◆ WHAT TO WORK ON
Pictures are not part of the copy. Retype the lines from the first one through the line that contains "const BAR_DY = -8;".
------------------------------------------------
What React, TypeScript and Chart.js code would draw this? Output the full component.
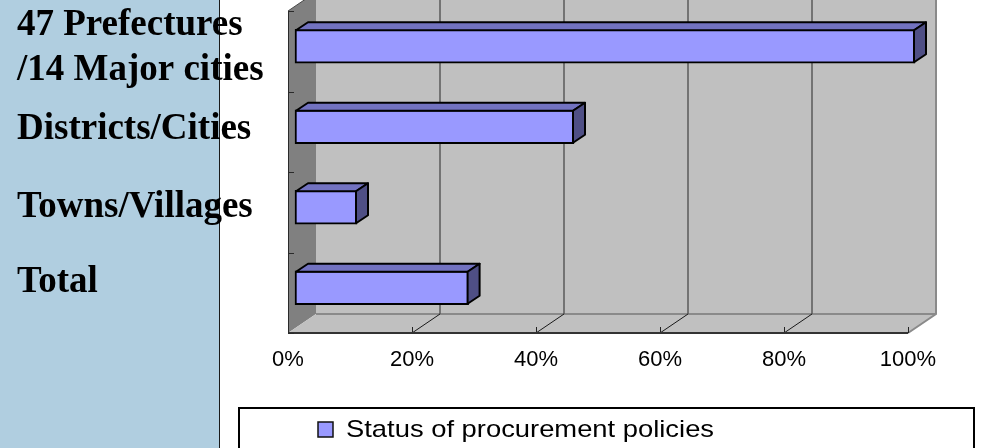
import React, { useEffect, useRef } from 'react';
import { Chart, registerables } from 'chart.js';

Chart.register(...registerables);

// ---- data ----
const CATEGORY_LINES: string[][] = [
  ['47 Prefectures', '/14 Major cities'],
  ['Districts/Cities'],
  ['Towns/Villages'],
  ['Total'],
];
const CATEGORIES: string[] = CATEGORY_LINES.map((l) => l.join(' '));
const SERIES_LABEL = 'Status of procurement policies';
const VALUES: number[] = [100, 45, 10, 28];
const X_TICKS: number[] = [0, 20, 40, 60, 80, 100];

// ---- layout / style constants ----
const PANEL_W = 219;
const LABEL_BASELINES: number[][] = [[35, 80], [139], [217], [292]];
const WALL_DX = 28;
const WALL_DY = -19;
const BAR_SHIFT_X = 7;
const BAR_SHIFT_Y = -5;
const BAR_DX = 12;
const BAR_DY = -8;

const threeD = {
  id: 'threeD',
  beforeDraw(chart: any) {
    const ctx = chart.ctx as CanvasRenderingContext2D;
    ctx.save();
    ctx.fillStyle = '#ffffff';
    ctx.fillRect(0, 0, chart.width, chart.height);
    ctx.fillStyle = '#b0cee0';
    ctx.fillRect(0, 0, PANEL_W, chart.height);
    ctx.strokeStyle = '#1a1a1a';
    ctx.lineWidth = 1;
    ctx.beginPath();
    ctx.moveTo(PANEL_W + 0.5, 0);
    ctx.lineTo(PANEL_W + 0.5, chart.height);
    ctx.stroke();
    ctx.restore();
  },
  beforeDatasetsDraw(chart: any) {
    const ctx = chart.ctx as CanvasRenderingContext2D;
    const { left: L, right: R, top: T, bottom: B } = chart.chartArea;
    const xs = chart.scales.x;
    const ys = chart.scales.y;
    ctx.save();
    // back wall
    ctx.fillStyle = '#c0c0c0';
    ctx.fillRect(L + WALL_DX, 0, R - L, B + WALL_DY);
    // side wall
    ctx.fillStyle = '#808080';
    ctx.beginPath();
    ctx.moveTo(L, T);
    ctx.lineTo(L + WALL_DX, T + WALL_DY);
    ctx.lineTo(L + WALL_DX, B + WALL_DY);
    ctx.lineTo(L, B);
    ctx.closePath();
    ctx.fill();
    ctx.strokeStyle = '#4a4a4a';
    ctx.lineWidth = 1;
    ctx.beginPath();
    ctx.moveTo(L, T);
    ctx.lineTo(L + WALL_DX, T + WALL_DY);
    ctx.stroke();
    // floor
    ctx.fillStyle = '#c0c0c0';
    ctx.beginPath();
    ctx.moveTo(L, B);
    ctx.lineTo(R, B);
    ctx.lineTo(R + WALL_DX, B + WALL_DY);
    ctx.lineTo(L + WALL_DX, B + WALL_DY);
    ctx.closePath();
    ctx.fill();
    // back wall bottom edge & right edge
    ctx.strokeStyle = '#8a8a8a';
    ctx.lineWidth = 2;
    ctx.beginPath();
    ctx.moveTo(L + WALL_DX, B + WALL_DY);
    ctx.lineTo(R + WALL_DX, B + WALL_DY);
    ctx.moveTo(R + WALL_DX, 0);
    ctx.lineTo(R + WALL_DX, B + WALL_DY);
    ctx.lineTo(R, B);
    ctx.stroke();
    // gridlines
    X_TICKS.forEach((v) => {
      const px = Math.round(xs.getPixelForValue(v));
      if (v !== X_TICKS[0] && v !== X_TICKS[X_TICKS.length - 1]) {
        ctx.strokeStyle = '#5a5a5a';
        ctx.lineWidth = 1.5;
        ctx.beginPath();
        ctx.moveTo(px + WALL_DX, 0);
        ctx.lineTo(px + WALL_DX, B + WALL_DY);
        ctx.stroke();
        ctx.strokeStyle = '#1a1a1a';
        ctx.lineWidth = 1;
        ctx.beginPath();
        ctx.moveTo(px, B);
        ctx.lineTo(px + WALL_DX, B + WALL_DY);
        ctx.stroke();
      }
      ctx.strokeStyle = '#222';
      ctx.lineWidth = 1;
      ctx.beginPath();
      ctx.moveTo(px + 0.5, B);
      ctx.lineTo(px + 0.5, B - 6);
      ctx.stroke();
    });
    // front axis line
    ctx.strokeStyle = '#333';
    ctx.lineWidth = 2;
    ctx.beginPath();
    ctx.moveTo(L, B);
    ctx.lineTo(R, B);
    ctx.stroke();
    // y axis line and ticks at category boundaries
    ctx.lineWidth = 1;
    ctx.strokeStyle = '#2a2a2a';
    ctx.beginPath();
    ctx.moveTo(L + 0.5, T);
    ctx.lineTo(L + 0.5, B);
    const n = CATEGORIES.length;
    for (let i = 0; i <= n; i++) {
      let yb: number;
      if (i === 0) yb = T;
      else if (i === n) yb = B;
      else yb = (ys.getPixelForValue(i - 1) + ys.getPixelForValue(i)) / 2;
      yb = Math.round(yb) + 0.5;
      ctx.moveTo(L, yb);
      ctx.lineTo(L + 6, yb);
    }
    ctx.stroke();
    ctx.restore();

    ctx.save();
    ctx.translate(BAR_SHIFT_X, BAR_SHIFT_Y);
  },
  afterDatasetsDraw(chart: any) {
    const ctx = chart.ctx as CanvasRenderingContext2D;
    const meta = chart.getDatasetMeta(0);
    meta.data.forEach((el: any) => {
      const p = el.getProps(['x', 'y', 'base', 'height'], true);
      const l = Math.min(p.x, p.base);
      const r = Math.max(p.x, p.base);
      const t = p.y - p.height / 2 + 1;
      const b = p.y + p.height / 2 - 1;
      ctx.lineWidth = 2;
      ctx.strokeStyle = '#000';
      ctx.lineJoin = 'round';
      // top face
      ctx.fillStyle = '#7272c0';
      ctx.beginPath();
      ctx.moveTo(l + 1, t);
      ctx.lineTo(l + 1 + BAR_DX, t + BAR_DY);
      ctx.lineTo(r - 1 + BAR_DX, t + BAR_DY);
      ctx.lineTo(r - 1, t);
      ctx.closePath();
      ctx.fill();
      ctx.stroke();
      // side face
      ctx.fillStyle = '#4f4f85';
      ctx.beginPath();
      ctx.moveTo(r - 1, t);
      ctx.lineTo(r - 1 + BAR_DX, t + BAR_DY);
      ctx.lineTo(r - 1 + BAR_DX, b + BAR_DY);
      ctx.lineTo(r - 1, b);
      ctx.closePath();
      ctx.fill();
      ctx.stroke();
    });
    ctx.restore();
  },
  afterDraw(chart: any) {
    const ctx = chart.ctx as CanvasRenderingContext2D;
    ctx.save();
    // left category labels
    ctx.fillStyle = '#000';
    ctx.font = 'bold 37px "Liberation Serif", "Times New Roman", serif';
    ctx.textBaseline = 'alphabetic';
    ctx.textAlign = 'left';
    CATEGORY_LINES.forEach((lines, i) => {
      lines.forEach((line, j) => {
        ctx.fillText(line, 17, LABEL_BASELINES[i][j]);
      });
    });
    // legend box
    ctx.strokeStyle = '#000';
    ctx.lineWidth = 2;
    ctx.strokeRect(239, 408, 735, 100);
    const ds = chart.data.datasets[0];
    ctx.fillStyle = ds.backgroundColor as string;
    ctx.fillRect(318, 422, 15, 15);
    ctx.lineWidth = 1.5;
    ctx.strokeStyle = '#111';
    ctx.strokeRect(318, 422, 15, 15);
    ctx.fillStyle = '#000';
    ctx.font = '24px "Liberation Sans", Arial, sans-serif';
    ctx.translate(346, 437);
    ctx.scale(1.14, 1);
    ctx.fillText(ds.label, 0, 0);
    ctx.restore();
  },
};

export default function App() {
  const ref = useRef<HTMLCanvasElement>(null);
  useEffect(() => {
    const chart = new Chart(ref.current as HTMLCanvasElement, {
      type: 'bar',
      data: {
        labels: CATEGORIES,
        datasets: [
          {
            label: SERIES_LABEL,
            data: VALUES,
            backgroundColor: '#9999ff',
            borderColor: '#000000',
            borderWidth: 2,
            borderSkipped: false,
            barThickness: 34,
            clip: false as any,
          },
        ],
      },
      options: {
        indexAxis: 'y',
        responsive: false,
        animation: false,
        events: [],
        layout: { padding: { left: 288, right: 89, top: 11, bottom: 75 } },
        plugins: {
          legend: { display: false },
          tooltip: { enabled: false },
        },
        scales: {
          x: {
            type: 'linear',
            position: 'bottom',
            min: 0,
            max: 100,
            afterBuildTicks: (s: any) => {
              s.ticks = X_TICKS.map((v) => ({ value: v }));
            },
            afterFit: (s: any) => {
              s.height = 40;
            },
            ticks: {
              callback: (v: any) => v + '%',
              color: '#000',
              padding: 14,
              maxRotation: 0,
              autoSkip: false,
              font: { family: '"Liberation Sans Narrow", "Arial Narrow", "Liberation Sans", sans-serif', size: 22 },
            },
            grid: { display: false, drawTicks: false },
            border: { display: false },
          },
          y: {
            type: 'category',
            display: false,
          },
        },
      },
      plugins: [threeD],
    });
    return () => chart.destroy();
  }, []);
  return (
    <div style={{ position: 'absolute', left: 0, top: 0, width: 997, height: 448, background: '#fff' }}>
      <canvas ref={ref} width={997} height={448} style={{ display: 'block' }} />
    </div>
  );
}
------------------------------------------------
◆ OUTPUT
What React, TypeScript and Chart.js code would draw this? Output the full component.
import React, { useEffect, useRef } from 'react';
import { Chart, registerables } from 'chart.js';

Chart.register(...registerables);

// ---- data ----
const CATEGORY_LINES: string[][] = [
  ['47 Prefectures', '/14 Major cities'],
  ['Districts/Cities'],
  ['Towns/Villages'],
  ['Total'],
];
const CATEGORIES: string[] = CATEGORY_LINES.map((l) => l.join(' '));
const SERIES_LABEL = 'Status of procurement policies';
const VALUES: number[] = [100, 45, 10, 28];
const X_TICKS: number[] = [0, 20, 40, 60, 80, 100];

// ---- layout / style constants ----
const PANEL_W = 219;
const LABEL_BASELINES: number[][] = [[35, 80], [139], [217], [292]];
const WALL_DX = 28;
const WALL_DY = -19;
const BAR_SHIFT_X = 7;
const BAR_SHIFT_Y = -5;
const BAR_DX = 12;
const BAR_DY = -8;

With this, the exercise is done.